Once, I even saw them in an amorous embrace in the library when I should have been abed. In the light of the fireplace they stood, the front of their bodies pressed together, heads tilted, lips meeting, her arms around his neck with one tangled in his hair, while his arms were around her back with one lower, stroking her bottom.
I also saw them when they disagreed. My mother was too well mannered to argue in front of the servants or us, but she would be very quiet when upset. She rebuffed his attempts to talk with short answers. She held herself stiffly and ignored any intimacies he attempted.
Many of their disagreements were during the three years that Governess Hayes oversaw me. My father traveled a good deal those years and when home was occupied with riding the estate much more than before or after.
Things improved between them greatly when Governess Hayes was gone, and I was guided by Mr. Stowbaugh instead. Mother smiled more and I even heard Father laugh a time or two.
A few months later Mother belly grew, and she told me, "Fitz, soon you shall have a baby brother or sister."
I remember some months later her encouraging me to place a hand upon her swollen belly and when I did so, I immediately drew back when a felt a sudden movement. She said, "That was just your brother or sister greeting you."
Mother was so very happy while she was waiting for the baby. Her fingers were rarely idle, and she spend many hours knitting baby blankets, booties, and caps while her maid sewed baby gowns beside her.
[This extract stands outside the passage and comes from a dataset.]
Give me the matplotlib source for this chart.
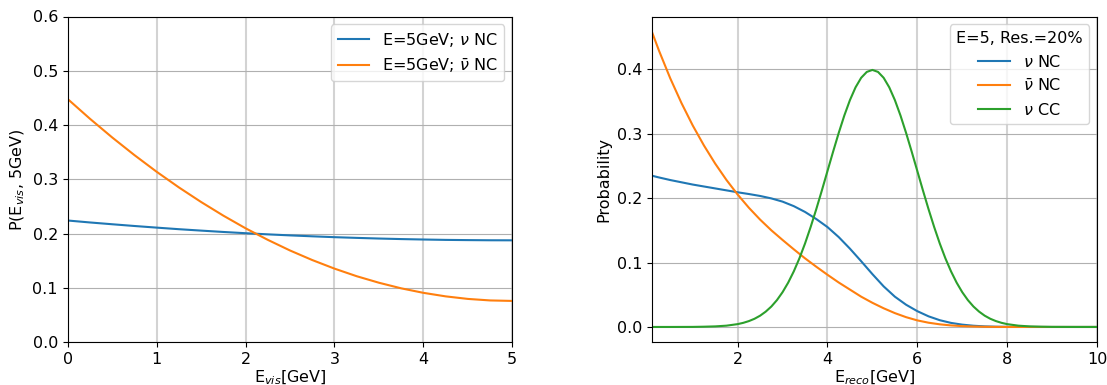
import matplotlib
matplotlib.use("Agg")
import matplotlib.pyplot as plt

# ---------------- data: left panel ----------------
e_vis = [0.0, 0.25, 0.5, 0.75, 1.0, 1.25, 1.5, 1.75, 2.0, 2.25, 2.5, 2.75,
         3.0, 3.25, 3.5, 3.75, 4.0, 4.25, 4.5, 4.75, 5.0]
p_nu_nc = [0.2243, 0.2207, 0.2174, 0.2142, 0.2112, 0.2083, 0.2057, 0.2032,
           0.2009, 0.1988, 0.1969, 0.1952, 0.1936, 0.1923, 0.1911, 0.1901,
           0.1893, 0.1886, 0.1882, 0.1879, 0.1878]
p_nubar_nc = [0.448, 0.4117, 0.3773, 0.3448, 0.3141, 0.2853, 0.2584, 0.2333,
              0.2100, 0.1887, 0.1691, 0.1515, 0.1357, 0.1217, 0.1097, 0.0994,
              0.0911, 0.0846, 0.0799, 0.0771, 0.0762]

# ---------------- data: right panel (NC curves) ----------------
e_reco = [0.1, 0.25, 0.5, 0.75, 1.0, 1.25, 1.5, 1.75, 2.0, 2.25, 2.5, 2.75,
          3.0, 3.25, 3.5, 3.75, 4.0, 4.25, 4.5, 4.75, 5.0, 5.25, 5.5, 5.75,
          6.0, 6.25, 6.5, 6.75, 7.0, 7.25, 7.5, 7.75, 8.0, 8.25, 8.5, 8.75,
          9.0, 9.25, 9.5, 9.75, 10.0]
prob_nu_nc = [0.2346, 0.232, 0.228, 0.2245, 0.221, 0.218, 0.215, 0.212,
              0.209, 0.2063, 0.2033, 0.1995, 0.1945, 0.1875, 0.1785, 0.1675,
              0.155, 0.1395, 0.1215, 0.102, 0.082, 0.063, 0.047, 0.0345,
              0.0245, 0.0165, 0.0105, 0.0063, 0.0036, 0.0019, 0.0009, 0.0004,
              0.0002, 0.0001, 0.0, 0.0, 0.0, 0.0, 0.0, 0.0, 0.0]
prob_nubar_nc = [0.4564, 0.4286, 0.3858, 0.3474, 0.3127, 0.2816, 0.2535,
                 0.2282, 0.2055, 0.1850, 0.1666, 0.1500, 0.1350, 0.1205,
                 0.1065, 0.0935, 0.081, 0.069, 0.058, 0.047, 0.0375, 0.029,
                 0.0215, 0.0152, 0.0102, 0.0066, 0.0041, 0.0024, 0.0013,
                 0.0007, 0.0003, 0.0001, 0.0, 0.0, 0.0, 0.0, 0.0, 0.0, 0.0,
                 0.0, 0.0]

# ---------------- data: right panel (CC curve, finer sampling) ----------------
e_reco_cc = [0.1, 0.5, 1.0, 1.25, 1.5, 1.75, 2.0, 2.125, 2.25, 2.375, 2.5,
             2.625, 2.75, 2.875, 3.0, 3.125, 3.25, 3.375, 3.5, 3.625, 3.75,
             3.875, 4.0, 4.125, 4.25, 4.375, 4.5, 4.625, 4.75, 4.875, 5.0,
             5.125, 5.25, 5.375, 5.5, 5.625, 5.75, 5.875, 6.0, 6.125, 6.25,
             6.375, 6.5, 6.625, 6.75, 6.875, 7.0, 7.125, 7.25, 7.375, 7.5,
             7.625, 7.75, 7.875, 8.0, 8.25, 8.5, 8.75, 9.0, 9.5, 10.0]
prob_nu_cc = [0.0, 0.0, 0.0001, 0.0004, 0.0009, 0.0020, 0.0044, 0.0064,
              0.0091, 0.0127, 0.0175, 0.0238, 0.0317, 0.0417, 0.0540, 0.0688,
              0.0863, 0.1065, 0.1295, 0.1551, 0.1827, 0.2119, 0.2420, 0.2720,
              0.3011, 0.3282, 0.3521, 0.3719, 0.3867, 0.3958, 0.3989, 0.3958,
              0.3867, 0.3719, 0.3521, 0.3282, 0.3011, 0.2720, 0.2420, 0.2119,
              0.1827, 0.1551, 0.1295, 0.1065, 0.0863, 0.0688, 0.0540, 0.0417,
              0.0317, 0.0238, 0.0175, 0.0127, 0.0091, 0.0064, 0.0044, 0.0020,
              0.0009, 0.0004, 0.0001, 0.0, 0.0]

left_xticks = [0, 1, 2, 3, 4, 5]
left_yticks = [0.0, 0.1, 0.2, 0.3, 0.4, 0.5, 0.6]
right_xticks = [2, 4, 6, 8, 10]
right_yticks = [0.0, 0.1, 0.2, 0.3, 0.4]

FS = 11.5
plt.rcParams['font.family'] = ['DejaVu Sans']
plt.rcParams['font.size'] = FS

fig = plt.figure(figsize=(11.07, 3.85), dpi=100)
W, H = 1107, 385
ax1 = fig.add_axes([67.7 / W, (H - 342.3) / H, 444.6 / W, 325.8 / H])
ax2 = fig.add_axes([652.3 / W, (H - 342.3) / H, 444.7 / W, 325.8 / H])

C_BLUE, C_ORANGE, C_GREEN = '#1f77b4', '#ff7f0e', '#2ca02c'


def style_grid(ax):
    ax.set_axisbelow(True)
    ax.xaxis.grid(True, color='#d3d3d3', linewidth=1.5)
    ax.yaxis.grid(True, color='#b0b0b0', linewidth=0.8)
    ax.tick_params(labelsize=FS)


# left panel
ax1.plot(e_vis, p_nu_nc, color=C_BLUE, lw=1.5, label=r'E=5GeV; $\nu$ NC')
ax1.plot(e_vis, p_nubar_nc, color=C_ORANGE, lw=1.5, label=r'E=5GeV; $\bar{\nu}$ NC')
ax1.set_xlim(0, 5)
ax1.set_ylim(0, 0.6)
ax1.set_xticks(left_xticks)
ax1.set_yticks(left_yticks)
ax1.set_xlabel(r'E$_{vis}$[GeV]', fontsize=FS, labelpad=1)
ax1.set_ylabel(r'P(E$_{vis}$, 5GeV)', fontsize=FS)
style_grid(ax1)
ax1.legend(loc='upper right', fontsize=FS)

# right panel
ax2.plot(e_reco, prob_nu_nc, color=C_BLUE, lw=1.5, label=r'$\nu$ NC')
ax2.plot(e_reco, prob_nubar_nc, color=C_ORANGE, lw=1.5, label=r'$\bar{\nu}$ NC')
ax2.plot(e_reco_cc, prob_nu_cc, color=C_GREEN, lw=1.5, label=r'$\nu$ CC')
ax2.set_xlim(0.1, 10)
ax2.set_ylim(-0.0238, 0.4818)
ax2.set_xticks(right_xticks)
ax2.set_yticks(right_yticks)
ax2.set_xlabel(r'E$_{reco}$[GeV]', fontsize=FS, labelpad=1)
ax2.set_ylabel('Probability', fontsize=FS)
style_grid(ax2)
ax2.legend(loc='upper right', fontsize=FS, title='E=5, Res.=20%',
           title_fontsize=FS)

fig.savefig('out.png', dpi=100)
On the day she travailed, I was kept busy by Mr. Stowbaugh. Later, I learned my little brother had never taken a breath and would join my Darcy grandparents in the ground. When I could see my mother, she tried to smile at me, but her smile was not right.
Mother stayed in her rooms for a time and then when she returned to her activities her steps were heavy as if it were too hard to move about. I remember seeing her cry when she spied a half-finished navy cap in her knitting basket. She called me over, "Fitz, do you see my wool?" I nodded. "Pull out the needles and unravel it."
I had unraveled things for her before, but usually only to a fixed spot, undoing a mistake. When that had occurred, I always wanted to unravel more. But on this day, a task that I would normally relish, brought me no pleasure. As I pulled her navy stitches free, I realized that everything that could be built could faster be destroyed.
Mother did not have me tear apart her finished items. Instead she gave the whole bundle to Mrs. Reynolds. She told her, "I cannot bear to keep these, but it would be selfish to discard them. What am I to do?"
Mrs. Reynolds said, "Perhaps we should just store them; you will have another child someday."
"No," my mother shook her head, her face bland. "I did not make these garments for just any baby, but for the one that was lost."
"If you do not mind a suggestion, perhaps you might gift them to the tenants with young babies. They are so very fine I am sure they would be proud to use them. Perhaps they might be christening gifts."
My mother considered, "Fine. Please gift away two or three items at a time to whoever has young babies and if there are any left, save them for the babies who are to come and gift them at their christenings."
Mrs. Reynolds dutifully did as she was asked. There were so many items that for at least a year, each newly christened baby received a gift from the Mistress of Pemberley. That year and the ones that followed many babies were beautifully arrayed with her finery as the items were passed along. Even now, occasionally I still see examples of her knitting on the newest generation of Pemberley tenants' babies, a blue cap here, yellow booties there.
When Mother was expecting Georgiana, she knitted far fewer items. She was far more cautious in her expectations, but there was not a babe more loved when she arrived than my sister.